Analysis completed. Check the generated PNG files for visualizations.

2.0.7 Interpretation

With some consistency, we see effective rank ratio decrease as the later network layers learn more abstract representations.

# Display the image in the notebook
image_path = "/content/effective_rank_ratio_vs_layer.png"
display(Image(filename=image_path))

3 Interpreting Superposition Analysis Results

Let’s analyze a result for one single convolutional layer

Conv2d(2048, 512, kernel_size=(1, 1), stride=(1, 1), bias=False):
Total channels: 512
Effective Rank: 67
Ratio: 0.13
  1. Layer description: Conv2d(2048, 512, kernel_size=(1, 1), stride=(1, 1), bias=False)
    • This is a 2D convolutional layer
    • It takes 2048 input channels and outputs 512 channels
    • It uses a 1x1 kernel size, which is essentially a pointwise convolution
  2. Total channels: 512
    • In a convolutional neural network, each channel can be thought of as a “neuron” or a feature detector
    • So this layer has 512 “neurons” or feature detectors
  3. Effective Rank: 67
    • This is significantly lower than the number of channels (512), indicating a small subset of the available dimensions are needed to explain most of the variance in the weight matrix.
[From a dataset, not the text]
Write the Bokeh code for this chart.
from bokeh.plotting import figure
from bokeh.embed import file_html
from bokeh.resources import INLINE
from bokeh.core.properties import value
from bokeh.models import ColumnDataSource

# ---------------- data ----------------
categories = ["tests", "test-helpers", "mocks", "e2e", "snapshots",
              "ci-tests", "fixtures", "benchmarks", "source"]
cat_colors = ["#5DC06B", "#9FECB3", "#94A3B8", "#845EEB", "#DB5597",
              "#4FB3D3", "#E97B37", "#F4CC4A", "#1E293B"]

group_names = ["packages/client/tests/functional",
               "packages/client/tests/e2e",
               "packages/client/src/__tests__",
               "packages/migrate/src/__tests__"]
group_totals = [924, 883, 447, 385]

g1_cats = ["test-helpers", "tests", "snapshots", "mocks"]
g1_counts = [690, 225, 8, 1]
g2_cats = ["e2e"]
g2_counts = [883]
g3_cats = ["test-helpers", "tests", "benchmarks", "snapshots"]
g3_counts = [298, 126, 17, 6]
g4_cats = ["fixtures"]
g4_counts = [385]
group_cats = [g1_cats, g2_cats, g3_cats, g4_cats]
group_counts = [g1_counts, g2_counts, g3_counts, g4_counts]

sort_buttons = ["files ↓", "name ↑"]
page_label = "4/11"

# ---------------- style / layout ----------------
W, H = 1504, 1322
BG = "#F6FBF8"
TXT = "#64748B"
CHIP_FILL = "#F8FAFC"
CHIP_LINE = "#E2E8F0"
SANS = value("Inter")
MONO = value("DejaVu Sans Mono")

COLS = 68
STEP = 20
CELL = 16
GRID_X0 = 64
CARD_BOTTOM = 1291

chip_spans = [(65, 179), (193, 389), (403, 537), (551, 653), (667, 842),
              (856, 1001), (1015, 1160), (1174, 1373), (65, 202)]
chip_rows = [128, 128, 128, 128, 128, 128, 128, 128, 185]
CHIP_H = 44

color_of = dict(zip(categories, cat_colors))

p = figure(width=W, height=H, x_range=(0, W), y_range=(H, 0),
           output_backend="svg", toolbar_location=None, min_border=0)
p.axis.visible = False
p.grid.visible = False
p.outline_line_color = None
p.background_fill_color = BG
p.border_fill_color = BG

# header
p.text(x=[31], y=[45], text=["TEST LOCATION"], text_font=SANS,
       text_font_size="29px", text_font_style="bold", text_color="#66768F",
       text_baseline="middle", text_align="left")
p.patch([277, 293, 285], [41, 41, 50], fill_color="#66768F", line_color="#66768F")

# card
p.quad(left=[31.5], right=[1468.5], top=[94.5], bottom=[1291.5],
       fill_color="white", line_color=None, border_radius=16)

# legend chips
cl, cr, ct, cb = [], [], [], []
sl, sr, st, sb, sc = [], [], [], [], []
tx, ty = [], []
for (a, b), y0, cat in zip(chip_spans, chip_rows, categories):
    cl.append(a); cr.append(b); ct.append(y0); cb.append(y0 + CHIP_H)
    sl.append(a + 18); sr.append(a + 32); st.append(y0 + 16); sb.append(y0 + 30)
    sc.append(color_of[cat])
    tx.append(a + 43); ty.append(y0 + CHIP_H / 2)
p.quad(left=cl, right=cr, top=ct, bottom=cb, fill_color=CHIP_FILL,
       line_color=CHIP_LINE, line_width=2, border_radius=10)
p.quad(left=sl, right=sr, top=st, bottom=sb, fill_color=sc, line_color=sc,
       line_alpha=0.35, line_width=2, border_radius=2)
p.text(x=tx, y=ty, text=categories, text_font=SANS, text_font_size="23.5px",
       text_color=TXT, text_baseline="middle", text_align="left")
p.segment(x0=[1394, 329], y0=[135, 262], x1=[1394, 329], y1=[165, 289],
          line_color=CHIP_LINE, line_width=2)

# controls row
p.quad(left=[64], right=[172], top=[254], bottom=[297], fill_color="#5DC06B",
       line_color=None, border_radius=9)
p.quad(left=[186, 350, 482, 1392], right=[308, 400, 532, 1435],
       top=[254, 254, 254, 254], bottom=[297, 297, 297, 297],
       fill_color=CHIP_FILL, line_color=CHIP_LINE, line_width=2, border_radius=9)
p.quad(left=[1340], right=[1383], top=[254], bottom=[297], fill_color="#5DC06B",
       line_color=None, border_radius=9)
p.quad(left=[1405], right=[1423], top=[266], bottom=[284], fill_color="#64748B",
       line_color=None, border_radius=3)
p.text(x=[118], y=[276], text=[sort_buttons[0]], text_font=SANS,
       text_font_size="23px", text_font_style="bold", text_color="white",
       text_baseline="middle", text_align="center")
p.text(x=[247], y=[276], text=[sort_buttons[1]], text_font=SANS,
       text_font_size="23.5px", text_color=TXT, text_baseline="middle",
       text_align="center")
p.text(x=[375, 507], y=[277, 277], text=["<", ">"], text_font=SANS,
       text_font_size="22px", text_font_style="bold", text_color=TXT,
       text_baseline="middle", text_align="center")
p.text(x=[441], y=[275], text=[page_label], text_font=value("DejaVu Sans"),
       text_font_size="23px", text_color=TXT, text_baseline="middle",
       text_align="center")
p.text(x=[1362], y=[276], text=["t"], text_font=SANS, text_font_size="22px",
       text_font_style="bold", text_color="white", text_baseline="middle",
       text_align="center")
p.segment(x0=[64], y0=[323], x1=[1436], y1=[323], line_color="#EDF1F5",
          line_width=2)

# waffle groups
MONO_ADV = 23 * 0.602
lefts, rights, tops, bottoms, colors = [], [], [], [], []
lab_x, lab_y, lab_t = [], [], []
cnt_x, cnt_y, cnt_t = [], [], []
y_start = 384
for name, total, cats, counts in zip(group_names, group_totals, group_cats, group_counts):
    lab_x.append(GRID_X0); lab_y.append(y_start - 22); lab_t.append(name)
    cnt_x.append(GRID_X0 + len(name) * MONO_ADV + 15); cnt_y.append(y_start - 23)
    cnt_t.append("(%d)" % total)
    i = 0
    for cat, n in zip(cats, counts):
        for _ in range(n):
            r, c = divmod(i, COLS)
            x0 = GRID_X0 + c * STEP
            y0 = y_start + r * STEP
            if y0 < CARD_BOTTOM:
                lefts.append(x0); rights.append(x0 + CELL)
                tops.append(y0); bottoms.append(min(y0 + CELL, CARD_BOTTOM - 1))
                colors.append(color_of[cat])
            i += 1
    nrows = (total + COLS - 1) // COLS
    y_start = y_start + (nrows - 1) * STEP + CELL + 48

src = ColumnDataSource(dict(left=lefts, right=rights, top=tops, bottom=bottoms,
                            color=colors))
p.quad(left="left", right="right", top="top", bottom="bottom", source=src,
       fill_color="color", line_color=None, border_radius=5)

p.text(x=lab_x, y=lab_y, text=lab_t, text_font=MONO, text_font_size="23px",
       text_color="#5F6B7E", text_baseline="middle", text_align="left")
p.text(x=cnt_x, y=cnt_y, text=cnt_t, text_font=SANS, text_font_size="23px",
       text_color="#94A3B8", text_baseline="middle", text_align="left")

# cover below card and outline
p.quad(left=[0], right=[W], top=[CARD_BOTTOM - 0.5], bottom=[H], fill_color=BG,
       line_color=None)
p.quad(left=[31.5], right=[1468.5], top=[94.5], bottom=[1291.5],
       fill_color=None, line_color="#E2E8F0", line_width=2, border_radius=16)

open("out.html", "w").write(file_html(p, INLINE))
This suggests low superposition, since the majority of channels are not contributing to complex representations.
  4. Ratio: 0.13 (67 / 512)
    • This ratio indicates that only about 13% of the available dimensions are being effectively utilized

In summary, this result shows a lower degree of superposition, with the layer using only about 67 effective dimensions to represent information, despite having 512 channels available.